→ GOAL
Leave out any pictures and transcribe all other data below exactly.
------------------------
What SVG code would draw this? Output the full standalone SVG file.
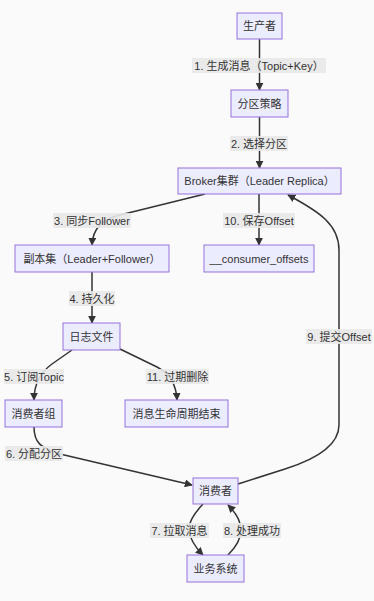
<svg xmlns="http://www.w3.org/2000/svg" width="374" height="601" viewBox="0 0 374 601">
<style>
.node rect{fill:#ECECFF;stroke:#9370DB;stroke-width:1}
text{font-family:"Liberation Sans","Noto Sans CJK SC",sans-serif;font-size:11px;fill:#333;text-anchor:middle;dominant-baseline:central}
.edge{fill:none;stroke:#333;stroke-width:1.5}
.lbl rect{fill:#e8e8e8;opacity:0.9}
</style>
<defs>
<marker id="arr" viewBox="0 0 10 10" refX="9" refY="5" markerWidth="8" markerHeight="8" markerUnits="userSpaceOnUse" orient="auto">
<path d="M0,0 L10,5 L0,10 z" fill="#333"/>
</marker>
</defs>
<rect width="374" height="601" fill="#fafafa"/>
<g id="connectors">
<path class="edge" d="M259.5,39 L259.5,90" marker-end="url(#arr)"/>
<path class="edge" d="M259.5,117 L259.5,168" marker-end="url(#arr)"/>
<path class="edge" d="M205,194 L120,215 Q93,221 92,245" marker-end="url(#arr)"/>
<path class="edge" d="M259,194 L259,245" marker-end="url(#arr)"/>
<path class="edge" d="M92,272 L92,323" marker-end="url(#arr)"/>
<path class="edge" d="M72,350 L52,364 Q34,377 34,400" marker-end="url(#arr)"/>
<path class="edge" d="M120,349 L157,367 Q176,377 177,400" marker-end="url(#arr)"/>
<path class="edge" d="M34,427 C34,442 40,448 60,454 L192,485" marker-end="url(#arr)"/>
<path class="edge" d="M203,504 Q188,520 189,530 Q190,542 203,555" marker-end="url(#arr)"/>
<path class="edge" d="M228,555 Q241,542 241,530 Q241,518 228,505" marker-end="url(#arr)"/>
<path class="edge" d="M238,484 L285,469 Q339,452 339,425 L339,250 C339,225 320,212 288,195" marker-end="url(#arr)"/>
<g class="lbl">
<rect x="192" y="58" width="134" height="15"/><text x="259" y="65.5">1. 生成消息（Topic+Key）</text>
<rect x="230" y="136" width="58" height="15"/><text x="259" y="143.5">2. 选择分区</text>
<rect x="53" y="213" width="78" height="15"/><text x="92" y="220.5">3. 同步Follower</text>
<rect x="223" y="213" width="72" height="15"/><text x="259" y="220.5">10. 保存Offset</text>
<rect x="69" y="291" width="46" height="15"/><text x="92" y="298.5">4. 持久化</text>
<rect x="306" y="329" width="66" height="15"/><text x="339" y="336.5">9. 提交Offset</text>
<rect x="4" y="369" width="60" height="15"/><text x="34" y="376.5">5. 订阅Topic</text>
<rect x="146" y="369" width="63" height="15"/><text x="177.5" y="376.5">11. 过期删除</text>
<rect x="5" y="446" width="58" height="15"/><text x="34" y="453.5">6. 分配分区</text>
<rect x="150" y="523" width="59" height="15"/><text x="179.5" y="530.5">7. 拉取消息</text>
<rect x="223" y="523" width="58" height="15"/><text x="252" y="530.5">8. 处理成功</text>
</g>
</g>
<g id="producer" class="node"><rect x="237" y="13" width="45" height="26"/><text x="259.5" y="26">生产者</text></g>
<g id="partitioner" class="node"><rect x="231" y="90" width="57" height="27"/><text x="259.5" y="103.5">分区策略</text></g>
<g id="broker" class="node"><rect x="178" y="168" width="163" height="26"/><text x="259.5" y="181">Broker集群（Leader Replica）</text></g>
<g id="replicas" class="node"><rect x="15" y="245" width="154" height="27"/><text x="92" y="258.5">副本集（Leader+Follower）</text></g>
<g id="offsets" class="node"><rect x="204" y="245" width="110" height="27"/><text x="259" y="258.5">__consumer_offsets</text></g>
<g id="logfile" class="node"><rect x="63" y="323" width="57" height="27"/><text x="91.5" y="336.5">日志文件</text></g>
<g id="group" class="node"><rect x="5" y="400" width="57" height="27"/><text x="33.5" y="413.5">消费者组</text></g>
<g id="lifecycle" class="node"><rect x="125" y="400" width="103" height="27"/><text x="176.5" y="413.5">消息生命周期结束</text></g>
<g id="consumer" class="node"><rect x="193" y="478" width="45" height="26"/><text x="215.5" y="491">消费者</text></g>
<g id="business" class="node"><rect x="187" y="555" width="57" height="27"/><text x="215.5" y="568.5">业务系统</text></g>
</svg>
------------------------
→ COMPLETE RESPONSE
What SVG code would draw this? Output the full standalone SVG file.
<svg xmlns="http://www.w3.org/2000/svg" width="374" height="601" viewBox="0 0 374 601">
<style>
.node rect{fill:#ECECFF;stroke:#9370DB;stroke-width:1}
text{font-family:"Liberation Sans","Noto Sans CJK SC",sans-serif;font-size:11px;fill:#333;text-anchor:middle;dominant-baseline:central}
.edge{fill:none;stroke:#333;stroke-width:1.5}
.lbl rect{fill:#e8e8e8;opacity:0.9}
</style>
<defs>
<marker id="arr" viewBox="0 0 10 10" refX="9" refY="5" markerWidth="8" markerHeight="8" markerUnits="userSpaceOnUse" orient="auto">
<path d="M0,0 L10,5 L0,10 z" fill="#333"/>
</marker>
</defs>
<rect width="374" height="601" fill="#fafafa"/>
<g id="connectors">
<path class="edge" d="M259.5,39 L259.5,90" marker-end="url(#arr)"/>
<path class="edge" d="M259.5,117 L259.5,168" marker-end="url(#arr)"/>
<path class="edge" d="M205,194 L120,215 Q93,221 92,245" marker-end="url(#arr)"/>
<path class="edge" d="M259,194 L259,245" marker-end="url(#arr)"/>
<path class="edge" d="M92,272 L92,323" marker-end="url(#arr)"/>
<path class="edge" d="M72,350 L52,364 Q34,377 34,400" marker-end="url(#arr)"/>
<path class="edge" d="M120,349 L157,367 Q176,377 177,400" marker-end="url(#arr)"/>
<path class="edge" d="M34,427 C34,442 40,448 60,454 L192,485" marker-end="url(#arr)"/>
<path class="edge" d="M203,504 Q188,520 189,530 Q190,542 203,555" marker-end="url(#arr)"/>
<path class="edge" d="M228,555 Q241,542 241,530 Q241,518 228,505" marker-end="url(#arr)"/>
<path class="edge" d="M238,484 L285,469 Q339,452 339,425 L339,250 C339,225 320,212 288,195" marker-end="url(#arr)"/>
<g class="lbl">
<rect x="192" y="58" width="134" height="15"/><text x="259" y="65.5">1. 生成消息（Topic+Key）</text>
<rect x="230" y="136" width="58" height="15"/><text x="259" y="143.5">2. 选择分区</text>
<rect x="53" y="213" width="78" height="15"/><text x="92" y="220.5">3. 同步Follower</text>
<rect x="223" y="213" width="72" height="15"/><text x="259" y="220.5">10. 保存Offset</text>
<rect x="69" y="291" width="46" height="15"/><text x="92" y="298.5">4. 持久化</text>
<rect x="306" y="329" width="66" height="15"/><text x="339" y="336.5">9. 提交Offset</text>
<rect x="4" y="369" width="60" height="15"/><text x="34" y="376.5">5. 订阅Topic</text>
<rect x="146" y="369" width="63" height="15"/><text x="177.5" y="376.5">11. 过期删除</text>
<rect x="5" y="446" width="58" height="15"/><text x="34" y="453.5">6. 分配分区</text>
<rect x="150" y="523" width="59" height="15"/><text x="179.5" y="530.5">7. 拉取消息</text>
<rect x="223" y="523" width="58" height="15"/><text x="252" y="530.5">8. 处理成功</text>
</g>
</g>
<g id="producer" class="node"><rect x="237" y="13" width="45" height="26"/><text x="259.5" y="26">生产者</text></g>
<g id="partitioner" class="node"><rect x="231" y="90" width="57" height="27"/><text x="259.5" y="103.5">分区策略</text></g>
<g id="broker" class="node"><rect x="178" y="168" width="163" height="26"/><text x="259.5" y="181">Broker集群（Leader Replica）</text></g>
<g id="replicas" class="node"><rect x="15" y="245" width="154" height="27"/><text x="92" y="258.5">副本集（Leader+Follower）</text></g>
<g id="offsets" class="node"><rect x="204" y="245" width="110" height="27"/><text x="259" y="258.5">__consumer_offsets</text></g>
<g id="logfile" class="node"><rect x="63" y="323" width="57" height="27"/><text x="91.5" y="336.5">日志文件</text></g>
<g id="group" class="node"><rect x="5" y="400" width="57" height="27"/><text x="33.5" y="413.5">消费者组</text></g>
<g id="lifecycle" class="node"><rect x="125" y="400" width="103" height="27"/><text x="176.5" y="413.5">消息生命周期结束</text></g>
<g id="consumer" class="node"><rect x="193" y="478" width="45" height="26"/><text x="215.5" y="491">消费者</text></g>
<g id="business" class="node"><rect x="187" y="555" width="57" height="27"/><text x="215.5" y="568.5">业务系统</text></g>
</svg>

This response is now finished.